То ли доклад Островской дошел, то ли Сталин что-то понял, но они подозрительно быстро стали отыгрывать назад. А вернее всего там, наверху, стало ясно, что для себя Ахматова действительно ничего не хочет. «На мне ничто не задерживается». И тогда они сделали главную подлость, потому что уже поняли: лично ее никак не сломить, она уже и смерть вблизи повидала, и в нищете живет не первый год («непритязательно», как написали в справке МГБ для Жданова).
Отступившись от нее самой, они взяли ее сына – 6 ноября 1949 года. (14 июля следующего года Абакумов запросил у Сталина разрешения на арест Ахматовой, но Сталин не дал. То ли боялся трогать, то ли не хотел делать из нее мученицу; в общем, так и так боялся.)

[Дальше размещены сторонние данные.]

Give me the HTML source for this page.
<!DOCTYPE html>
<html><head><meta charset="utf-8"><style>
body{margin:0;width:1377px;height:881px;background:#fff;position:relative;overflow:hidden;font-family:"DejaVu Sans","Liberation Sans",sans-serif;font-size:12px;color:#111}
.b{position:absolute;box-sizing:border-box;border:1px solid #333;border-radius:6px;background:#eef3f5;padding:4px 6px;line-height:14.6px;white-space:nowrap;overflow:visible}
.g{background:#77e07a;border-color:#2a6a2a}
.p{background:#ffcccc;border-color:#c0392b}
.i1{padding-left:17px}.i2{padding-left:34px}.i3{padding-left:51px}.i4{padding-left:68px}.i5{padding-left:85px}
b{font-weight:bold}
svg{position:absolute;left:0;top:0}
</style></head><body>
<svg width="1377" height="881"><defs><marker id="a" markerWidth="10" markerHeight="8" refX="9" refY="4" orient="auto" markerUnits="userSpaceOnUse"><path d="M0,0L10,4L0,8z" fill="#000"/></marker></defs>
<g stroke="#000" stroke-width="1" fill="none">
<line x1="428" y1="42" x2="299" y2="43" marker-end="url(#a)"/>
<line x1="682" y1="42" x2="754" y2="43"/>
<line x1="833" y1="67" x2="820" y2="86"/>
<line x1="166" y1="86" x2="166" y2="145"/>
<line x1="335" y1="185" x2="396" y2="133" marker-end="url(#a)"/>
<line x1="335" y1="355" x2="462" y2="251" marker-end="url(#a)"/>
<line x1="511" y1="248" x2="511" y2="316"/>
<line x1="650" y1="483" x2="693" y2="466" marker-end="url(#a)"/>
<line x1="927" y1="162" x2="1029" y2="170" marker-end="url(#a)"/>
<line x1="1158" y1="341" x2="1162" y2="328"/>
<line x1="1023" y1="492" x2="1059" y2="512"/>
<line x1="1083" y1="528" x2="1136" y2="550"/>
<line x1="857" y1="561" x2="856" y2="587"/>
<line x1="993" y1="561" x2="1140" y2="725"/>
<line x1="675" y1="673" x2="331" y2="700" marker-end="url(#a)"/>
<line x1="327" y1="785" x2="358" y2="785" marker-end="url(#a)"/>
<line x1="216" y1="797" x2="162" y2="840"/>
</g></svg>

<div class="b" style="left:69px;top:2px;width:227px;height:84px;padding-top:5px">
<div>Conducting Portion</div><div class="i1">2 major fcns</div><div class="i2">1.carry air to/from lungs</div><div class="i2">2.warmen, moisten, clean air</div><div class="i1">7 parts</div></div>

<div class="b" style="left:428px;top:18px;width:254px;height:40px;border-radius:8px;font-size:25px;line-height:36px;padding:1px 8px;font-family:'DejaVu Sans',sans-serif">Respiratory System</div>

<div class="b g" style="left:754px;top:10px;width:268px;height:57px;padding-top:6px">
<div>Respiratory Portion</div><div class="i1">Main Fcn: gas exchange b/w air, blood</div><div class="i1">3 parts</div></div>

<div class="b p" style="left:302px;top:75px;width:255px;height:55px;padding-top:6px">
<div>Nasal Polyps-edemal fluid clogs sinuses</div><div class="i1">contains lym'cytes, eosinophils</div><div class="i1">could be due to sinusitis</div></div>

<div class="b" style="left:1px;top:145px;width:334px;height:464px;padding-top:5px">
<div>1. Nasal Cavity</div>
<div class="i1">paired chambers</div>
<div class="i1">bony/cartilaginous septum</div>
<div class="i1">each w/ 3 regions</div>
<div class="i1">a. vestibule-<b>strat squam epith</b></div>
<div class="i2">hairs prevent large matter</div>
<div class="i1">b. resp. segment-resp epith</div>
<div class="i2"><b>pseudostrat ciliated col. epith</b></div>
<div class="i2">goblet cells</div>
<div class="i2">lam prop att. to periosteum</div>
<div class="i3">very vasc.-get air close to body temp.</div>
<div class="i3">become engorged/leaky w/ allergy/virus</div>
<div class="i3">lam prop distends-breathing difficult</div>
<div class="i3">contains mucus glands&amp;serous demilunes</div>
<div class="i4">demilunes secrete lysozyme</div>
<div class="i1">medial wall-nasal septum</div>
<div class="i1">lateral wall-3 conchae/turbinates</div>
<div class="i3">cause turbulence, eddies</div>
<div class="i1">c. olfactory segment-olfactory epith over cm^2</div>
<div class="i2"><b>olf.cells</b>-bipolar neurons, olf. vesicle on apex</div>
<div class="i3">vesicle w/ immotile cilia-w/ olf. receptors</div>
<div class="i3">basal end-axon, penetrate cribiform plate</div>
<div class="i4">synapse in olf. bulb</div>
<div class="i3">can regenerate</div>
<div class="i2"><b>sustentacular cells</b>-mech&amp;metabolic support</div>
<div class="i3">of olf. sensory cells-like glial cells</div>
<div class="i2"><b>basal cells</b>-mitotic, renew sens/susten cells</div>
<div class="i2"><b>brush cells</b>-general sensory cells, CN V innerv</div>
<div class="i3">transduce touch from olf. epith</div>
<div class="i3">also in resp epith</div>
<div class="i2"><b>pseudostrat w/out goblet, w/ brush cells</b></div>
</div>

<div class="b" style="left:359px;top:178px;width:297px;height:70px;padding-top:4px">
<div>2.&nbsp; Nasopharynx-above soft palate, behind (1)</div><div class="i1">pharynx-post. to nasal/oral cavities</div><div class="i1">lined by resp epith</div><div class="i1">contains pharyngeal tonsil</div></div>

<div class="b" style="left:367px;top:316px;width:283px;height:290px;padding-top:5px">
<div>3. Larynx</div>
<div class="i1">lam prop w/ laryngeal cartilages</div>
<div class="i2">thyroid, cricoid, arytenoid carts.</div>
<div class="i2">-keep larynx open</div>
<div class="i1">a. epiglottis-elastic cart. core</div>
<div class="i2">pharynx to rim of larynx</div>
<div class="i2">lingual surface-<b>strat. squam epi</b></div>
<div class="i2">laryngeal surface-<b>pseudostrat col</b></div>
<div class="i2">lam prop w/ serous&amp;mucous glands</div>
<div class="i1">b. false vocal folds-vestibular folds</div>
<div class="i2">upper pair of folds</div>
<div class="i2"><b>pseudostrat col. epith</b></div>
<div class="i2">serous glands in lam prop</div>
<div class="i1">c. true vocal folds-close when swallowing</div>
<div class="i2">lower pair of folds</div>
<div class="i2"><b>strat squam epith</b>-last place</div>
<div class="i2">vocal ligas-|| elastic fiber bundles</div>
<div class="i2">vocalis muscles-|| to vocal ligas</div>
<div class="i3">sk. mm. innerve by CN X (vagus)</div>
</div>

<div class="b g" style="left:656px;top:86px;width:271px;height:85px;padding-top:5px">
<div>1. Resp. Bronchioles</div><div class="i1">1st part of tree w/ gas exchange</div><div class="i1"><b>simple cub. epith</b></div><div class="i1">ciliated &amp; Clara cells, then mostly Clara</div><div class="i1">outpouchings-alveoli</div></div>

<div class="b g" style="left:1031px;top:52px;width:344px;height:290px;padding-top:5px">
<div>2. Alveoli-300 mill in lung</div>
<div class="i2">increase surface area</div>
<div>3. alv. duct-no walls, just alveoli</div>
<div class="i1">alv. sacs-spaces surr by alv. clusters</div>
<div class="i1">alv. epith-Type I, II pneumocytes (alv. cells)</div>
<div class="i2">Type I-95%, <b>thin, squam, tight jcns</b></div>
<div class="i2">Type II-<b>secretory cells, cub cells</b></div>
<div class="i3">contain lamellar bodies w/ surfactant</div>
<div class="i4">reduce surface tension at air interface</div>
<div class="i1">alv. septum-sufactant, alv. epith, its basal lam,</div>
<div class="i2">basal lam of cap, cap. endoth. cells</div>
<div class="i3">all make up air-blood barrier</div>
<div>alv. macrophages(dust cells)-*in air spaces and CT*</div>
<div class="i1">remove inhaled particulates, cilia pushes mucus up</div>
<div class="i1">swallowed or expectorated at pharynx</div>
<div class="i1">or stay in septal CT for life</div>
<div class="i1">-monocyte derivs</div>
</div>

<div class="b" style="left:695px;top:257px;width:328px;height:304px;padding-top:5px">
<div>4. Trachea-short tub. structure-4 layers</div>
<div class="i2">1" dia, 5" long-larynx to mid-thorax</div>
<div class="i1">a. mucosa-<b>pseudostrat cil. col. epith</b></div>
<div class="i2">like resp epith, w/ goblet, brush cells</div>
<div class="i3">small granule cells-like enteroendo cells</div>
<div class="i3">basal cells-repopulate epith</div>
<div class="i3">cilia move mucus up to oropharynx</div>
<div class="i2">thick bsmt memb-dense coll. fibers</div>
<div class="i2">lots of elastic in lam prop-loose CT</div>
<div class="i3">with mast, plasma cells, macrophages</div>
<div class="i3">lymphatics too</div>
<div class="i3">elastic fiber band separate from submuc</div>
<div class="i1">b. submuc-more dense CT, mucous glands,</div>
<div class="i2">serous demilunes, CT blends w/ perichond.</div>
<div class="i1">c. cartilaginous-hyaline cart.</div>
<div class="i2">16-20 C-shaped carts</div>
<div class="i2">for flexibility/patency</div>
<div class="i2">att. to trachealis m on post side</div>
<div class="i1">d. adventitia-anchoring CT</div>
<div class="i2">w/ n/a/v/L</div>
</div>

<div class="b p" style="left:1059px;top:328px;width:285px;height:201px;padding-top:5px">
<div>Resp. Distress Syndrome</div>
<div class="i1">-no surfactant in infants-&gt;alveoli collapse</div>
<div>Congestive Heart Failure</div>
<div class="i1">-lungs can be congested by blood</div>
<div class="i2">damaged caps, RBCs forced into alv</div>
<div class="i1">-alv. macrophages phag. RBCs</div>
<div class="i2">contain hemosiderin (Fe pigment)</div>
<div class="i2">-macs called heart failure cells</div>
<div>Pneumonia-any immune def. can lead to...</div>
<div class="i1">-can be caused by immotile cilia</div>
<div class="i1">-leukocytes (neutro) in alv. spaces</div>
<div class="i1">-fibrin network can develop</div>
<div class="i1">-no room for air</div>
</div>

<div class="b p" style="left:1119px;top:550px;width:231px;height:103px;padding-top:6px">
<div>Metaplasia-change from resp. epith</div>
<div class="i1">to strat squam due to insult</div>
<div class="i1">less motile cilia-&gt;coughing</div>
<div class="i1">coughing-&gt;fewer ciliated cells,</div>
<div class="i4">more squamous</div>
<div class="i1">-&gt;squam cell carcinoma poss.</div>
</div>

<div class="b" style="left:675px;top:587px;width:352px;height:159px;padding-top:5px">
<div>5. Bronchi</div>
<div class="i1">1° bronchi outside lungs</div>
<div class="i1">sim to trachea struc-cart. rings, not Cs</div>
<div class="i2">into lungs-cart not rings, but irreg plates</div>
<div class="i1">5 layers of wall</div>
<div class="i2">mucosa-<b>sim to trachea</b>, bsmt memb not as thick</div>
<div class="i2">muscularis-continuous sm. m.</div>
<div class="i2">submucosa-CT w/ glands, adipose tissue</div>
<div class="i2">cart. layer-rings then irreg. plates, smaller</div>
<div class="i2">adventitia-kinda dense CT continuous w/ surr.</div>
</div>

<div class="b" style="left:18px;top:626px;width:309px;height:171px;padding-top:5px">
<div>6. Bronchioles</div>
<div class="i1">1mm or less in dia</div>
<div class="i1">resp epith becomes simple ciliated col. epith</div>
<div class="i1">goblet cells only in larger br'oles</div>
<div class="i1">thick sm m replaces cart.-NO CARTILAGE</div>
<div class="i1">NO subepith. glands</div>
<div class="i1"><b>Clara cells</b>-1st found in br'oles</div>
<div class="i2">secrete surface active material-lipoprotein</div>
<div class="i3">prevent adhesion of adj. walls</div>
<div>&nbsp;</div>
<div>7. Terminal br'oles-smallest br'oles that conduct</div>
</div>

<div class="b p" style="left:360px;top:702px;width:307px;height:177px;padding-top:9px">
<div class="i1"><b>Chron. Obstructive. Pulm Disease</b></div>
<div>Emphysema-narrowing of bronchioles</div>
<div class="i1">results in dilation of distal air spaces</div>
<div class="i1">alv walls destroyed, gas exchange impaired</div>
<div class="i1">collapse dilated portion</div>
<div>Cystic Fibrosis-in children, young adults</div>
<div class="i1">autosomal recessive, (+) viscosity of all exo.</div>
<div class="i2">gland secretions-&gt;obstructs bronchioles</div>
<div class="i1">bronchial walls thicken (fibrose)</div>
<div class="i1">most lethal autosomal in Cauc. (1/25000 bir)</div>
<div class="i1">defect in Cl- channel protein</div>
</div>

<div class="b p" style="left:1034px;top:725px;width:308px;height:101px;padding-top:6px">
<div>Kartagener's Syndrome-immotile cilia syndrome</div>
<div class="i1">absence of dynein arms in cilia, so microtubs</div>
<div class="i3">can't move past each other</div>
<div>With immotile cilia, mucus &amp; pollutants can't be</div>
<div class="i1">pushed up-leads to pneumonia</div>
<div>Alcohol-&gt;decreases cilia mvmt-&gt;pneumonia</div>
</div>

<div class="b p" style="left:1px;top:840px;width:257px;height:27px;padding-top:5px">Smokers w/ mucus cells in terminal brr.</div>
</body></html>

За что и почему все это – тут комментаторы расходятся. Думаю, ее случай надо сразу отделить от случая Зощенко, которого Сталин давно и прочно ненавидел; это, конечно, тема отдельного расследования. Зощенко к августу сорок шестого – человек давно сломленный, и сломала его не только травля повести «Перед восходом солнца», которую не дали даже допечатать в «Октябре», но и собственная душевная болезнь. Конечно, «Перед восходом солнца» – великая вещь, но это уже не прежний Зощенко; безусловно, «научная повесть» – в особенности вкрапленные в нее гениальные микроновеллы – ставит целью именно борьбу с фашизмом, освобождение души, но много здесь и самоотрицания, борьбы с собственными неврозами – и собственным писательством. Сталин дал указание ругать эту вещь и травить автора не потому, что понял ее главную интенцию, а потому, что Зощенко во время во йны позволил себе копаться в собственном прошлом. Он для Сталина был пошляк и дезертир, и нападение на него было сведением старых счетов; если в первой редакции постановления главный удар пришелся по Зощенко, то в окончательном тексте и в докладе Жданова – сочинявшемся под верховную диктовку – больше всего доставалось именно Ахматовой, и все под странным предлогом: пессимизм, декаданс, архаика… То есть роковое какое-то несовпадение между ничтожностью прегрешения и силой удара.
Конечно, находятся люди – в том числе сейчас, – которые уверены: главная цель постановления – показать, что послевоенные иллюзии тщетны. Как говорил Хрущев в 1963 году, «никакой оттепели не будет, будут заморозки!». А то, понимаете, мечтают, что теперь-то уж, после такой войны, никого не будут загонять в стойло! Наивность. Всем показать, что победа – это Его победа. И не зря он предложил тост за терпенье русского народа, и не зря Слуцкий припечатал: «Страстотерпцы выпили за страсть, крякнули и закусили всласть». Но ради этой простой констатации – не будет вам никакой оттепели! – затевать погром столь масштабный и вот именно что тупой, по ее точному слову, никто не стал бы.
Помню, как в нашем кабинете истории и обществоведения нашел я сборник «Против безыдейности в литературе» 1947 года, где было и постановление, и доклад. Дома не было ахматовского сборника, знал я ее мало, и первым оглушительным впечатлением от знакомства с ее лирикой были цитаты из доклада Жданова, из журналов «Звезда» и «Ленинград». «Мой городок игрушечный сожгли, и в прошлое мне больше нет лазейки». «День шел за днем, и то и се как будто бы происходило» – вот тут чистая магия, вообще ничего не сказано, и вместе с тем сказано все. И когда в наш десятый класс пришел преподавать молодой и очень прогрессивный историк Николай Львович Страхов, впоследствии легендарный московский преподаватель и репетитор, а тогда молодой худой усатый человек по кличке Гвоздь, я после уроков его спросил: Н. Л., за что Ахматову так в сорок шестом году? Ведь формально не подкопаешься, в опубликованном не было никакой крамолы… Н.Л. посмотрел в сторону и буркнул: «Русский Фултон»… но я тогда и об американском Фултоне, Теннеси, не знал толком и понял все уже в университете.